Her father had come north from Argentina; her mother, Phoenix-born, had been raised in Mexico since childhood. They brought the old world with them—the food, the accent, the values, the idea that home is something you make with your hands because the world won’t hold still long enough to give you one. Alexis grew up shy, so shy her mother threw her onto a stage just to make her speak up. She played the small parts in small productions of Our Town and The Wizard of Oz, the kind of roles you barely remember unless you were the one under the lights. She didn’t yet know it, but the silence she carried would become her superpower—the kind of silence people lean toward, trying to hear what’s behind it.
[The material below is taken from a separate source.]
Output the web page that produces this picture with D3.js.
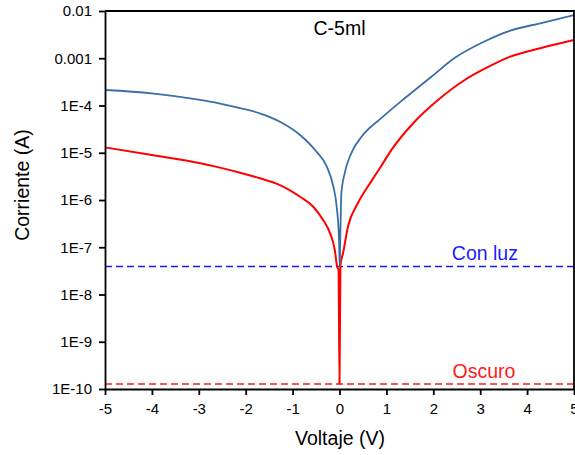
<!DOCTYPE html>
<meta charset="UTF-8">
<style>
  body { margin: 0; background: #fff; }
  svg { display: block; font-family: "Liberation Sans", Arial, sans-serif; }
  .axis path, .axis line { stroke: #000; stroke-width: 1.8px; }
  .axis text { font-size: 15px; fill: #000; }
</style>
<body>
<script src="https://cdn.jsdelivr.net/npm/d3@7"></script>
<script>
  // Con luz (light) curve, blue
  var voltageLight = [-5, -4, -2.97, -2.55, -2.12, -1.7, -1.27, -0.84, -0.49, -0.27, -0.13, -0.06, -0.01, 0.005,
    0.02, 0.04, 0.11, 0.25, 0.47, 0.89, 1.39, 1.96, 2.46, 3.1, 3.64, 4.28, 5];
  var currentLight = [2.13e-4, 1.81e-4, 1.31e-4, 1.1e-4, 8.8e-5, 6.84e-5, 4.54e-5, 2.38e-5, 1.05e-5, 5.07e-6, 1.91e-6, 7.21e-7, 1.42e-7, 3.89e-8,
    2.32e-7, 1.39e-6, 3.67e-6, 9.73e-6, 2.19e-5, 5.4e-5, 1.42e-4, 4.07e-4, 1.02e-3, 2.29e-3, 3.83e-3, 5.5e-3, 8.22e-3];

  // Oscuro (dark) curve, red
  var voltageDark = [-5, -4, -2.97, -2.55, -2.12, -1.7, -1.27, -0.84, -0.56, -0.35, -0.2, -0.1, -0.05, -0.02, 0,
    0.02, 0.075, 0.18, 0.39, 0.68, 0.89, 1.1, 1.6, 2.1, 2.67, 3.12, 3.64, 4.28, 5];
  var currentDark = [1.3e-5, 8.95e-6, 5.98e-6, 4.84e-6, 3.78e-6, 2.88e-6, 2.07e-6, 1.17e-6, 7.21e-7, 3.78e-7, 1.97e-7, 8.75e-8, 3.89e-8, 3.3e-8, 1.28e-10,
    4.2e-8, 7.45e-8, 2.72e-7, 8.51e-7, 2.51e-6, 5.25e-6, 1.12e-5, 4.54e-5, 1.31e-4, 3.47e-4, 6.17e-4, 1.08e-3, 1.63e-3, 2.43e-3];

  // reference levels
  var levelLight = 3.9e-8;
  var levelDark = 1.28e-10;

  var xTicks = [-5, -4, -3, -2, -1, 0, 1, 2, 3, 4, 5];
  var xTickLabels = ["-5", "-4", "-3", "-2", "-1", "0", "1", "2", "3", "4", "5"];
  var yTicks = [1e-10, 1e-9, 1e-8, 1e-7, 1e-6, 1e-5, 1e-4, 1e-3, 1e-2];
  var yTickLabels = ["1E-10", "1E-9", "1E-8", "1E-7", "1E-6", "1E-5", "1E-4", "0.001", "0.01"];

  var margin = {top: 11, right: 1, bottom: 66, left: 105},
    W = 575, H = 455,
    width = W - margin.left - margin.right,
    height = H - margin.top - margin.bottom;

  var svg = d3.select("body").append("svg")
    .attr("width", W)
    .attr("height", H);

  var g = svg.append("g")
    .attr("transform", "translate(" + margin.left + "," + margin.top + ")");

  var x = d3.scaleLinear().domain([-5, 5]).range([0, width]);
  var y = d3.scaleLog().domain([1e-10, 1e-2]).range([height, 0]);

  var line = d3.line()
    .x(function(d) { return x(d[0]); })
    .y(function(d) { return y(d[1]); })
    .curve(d3.curveMonotoneX);

  // dashed reference lines
  g.append("line")
    .attr("x1", 0).attr("x2", width)
    .attr("y1", y(levelLight)).attr("y2", y(levelLight))
    .attr("stroke", "#1a1aff").attr("stroke-width", 1.6)
    .attr("stroke-dasharray", "7,4");

  g.append("line")
    .attr("x1", 0).attr("x2", width)
    .attr("y1", y(levelDark)).attr("y2", y(levelDark))
    .attr("stroke", "#ff1a1a").attr("stroke-width", 1.6)
    .attr("stroke-dasharray", "7,4");

  // curves
  g.append("path")
    .datum(d3.zip(voltageDark, currentDark))
    .attr("fill", "none")
    .attr("stroke", "#ff0000")
    .attr("stroke-width", 2)
    .attr("d", line);

  g.append("path")
    .datum(d3.zip(voltageLight, currentLight))
    .attr("fill", "none")
    .attr("stroke", "#3b6ea8")
    .attr("stroke-width", 1.8)
    .attr("d", line);

  // frame (top and right)
  g.append("path")
    .attr("d", "M0,0H" + width + "V" + height)
    .attr("fill", "none")
    .attr("stroke", "#000")
    .attr("stroke-width", 1.8);

  // axes
  g.append("g")
    .attr("class", "axis")
    .attr("transform", "translate(0," + height + ")")
    .call(d3.axisBottom(x).tickValues(xTicks).tickSize(6).tickPadding(8)
      .tickFormat(function(d, i) { return xTickLabels[i]; }).tickSizeOuter(0));

  g.append("g")
    .attr("class", "axis")
    .call(d3.axisLeft(y).tickValues(yTicks).tickSize(6).tickPadding(7)
      .tickFormat(function(d, i) { return yTickLabels[i]; }).tickSizeOuter(0));

  // labels
  g.append("text")
    .attr("x", x(0)).attr("y", 24)
    .attr("text-anchor", "middle")
    .attr("font-size", 19.5)
    .text("C-5ml");

  g.append("text")
    .attr("x", x(3.1)).attr("y", y(levelLight) - 7)
    .attr("text-anchor", "middle")
    .attr("font-size", 19.5)
    .attr("fill", "#1a1aff")
    .text("Con luz");

  g.append("text")
    .attr("x", x(3.08)).attr("y", y(levelDark) - 6)
    .attr("text-anchor", "middle")
    .attr("font-size", 19.5)
    .attr("fill", "#ff1a1a")
    .text("Oscuro");

  svg.append("text")
    .attr("x", 340).attr("y", H - 10)
    .attr("text-anchor", "middle")
    .attr("font-size", 19.5)
    .text("Voltaje (V)");

  svg.append("text")
    .attr("transform", "translate(29,185) rotate(-90)")
    .attr("text-anchor", "middle")
    .attr("font-size", 19.5)
    .text("Corriente (A)");
</script>
</body>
A mall scout spotted her, the way these scouts do, wandering the fluorescent corridors trolling for cheekbones and untapped hunger. Modeling paid the bills and taught her how to stand in front of a lens without flinching. But she was never built for runway theatrics or fashion-week hysteria. Her face belonged to stillness. To watching. To listening. And there are some directors who crave that.

She drifted east to study at NYU, a self-possessed nineteen-year-old trying to figure out whether she belonged in classrooms or somewhere else entirely. Before the first semester could harden, acting pulled her away—Gilmore Girlswanted her, and when a machine like that wants you, you don’t sit around weighing the poetry of the decision. You pack your bags and go.

Rory Gilmore—the girl who read everything, felt everything, and kept half of it hidden so the world wouldn’t bruise the soft parts—fit Bledel like a borrowed sweater that somehow becomes your own. The show became a kind of warm-blooded religion for a generation, and Bledel, with her cool blue stare and precise, almost delicate emotional shifts, became its patron saint. For seven seasons she delivered a masterclass in restraint, showing how the smallest quiver at the edge of a smile can break an audience in half.

Hollywood, hungry for the next ingénue, offered her its usual buffet of teen romances and “good girl” roles. She took some, dodged others. In Tuck Everlasting she played a girl caught between immortality and reality, and you could see her starting to understand the paradox of fame—that the world wants you to stay young forever, but the work demands that you grow up all the time.

Then she did Sin City. The gun-toting, leather-wrapped prostitute with the baby-doll face. It was a curveball, a jagged little threat tossed into her pristine filmography, proof that she wasn’t interested in being a porcelain doll dusted off once a season. Her character kicked harder than anyone expected. She carried a gun like she meant it.

She slid through projects like The Sisterhood of the Traveling Pants, the small dramas, the romances—but then came Mad Men. Her brief run on that show was a kind of electric shock. She played Beth Dawes, the melancholy ghost-woman trapped in the dreamworlds of men, and she lit the screen with a bruised sensuality that nobody saw coming.

But the real transformation came with The Handmaid’s Tale. As Emily Malek—Ofglen—Bledel’s quietness became a weapon, a seismic force. The rage simmered under her skin like a kettle about to scream. In a world built on cruelty, Bledel gave us the hard truth: silence can be rebellion, a clenched jaw is a battle stance, and the eyes—those impossibly blue, drowning-pool eyes—can carry more pain than any monologue. Awards followed. The kind that require you to stand on a stage and pretend the world makes sense.

Off-screen, her life stayed low-volume. She dated co-stars, married actor Vincent Kartheiser, had a son, divorced quietly—no scandal, no headlines sprayed with neon hysteria. She moved through the world like she does through scenes: careful, intentional, privately fierce.

Alexis Bledel has never been loud. Never needed to be. Stardom came to her like weather, like something inevitable. She built a career out of understatement—a rarity in a business addicted to noise. And maybe that’s why she’s lasted. Because beneath the porcelain calm, there’s steel. The kind of steel forged in bilingual childhoods, in too many schools, in the awkward spaces between cultures. The kind that survives every reinvention the industry demands.

She isn’t done. You get the sense she’s only beginning to choose the roles that matter—not the ones written for pretty faces, but the ones written for women who carry storms under their ribs.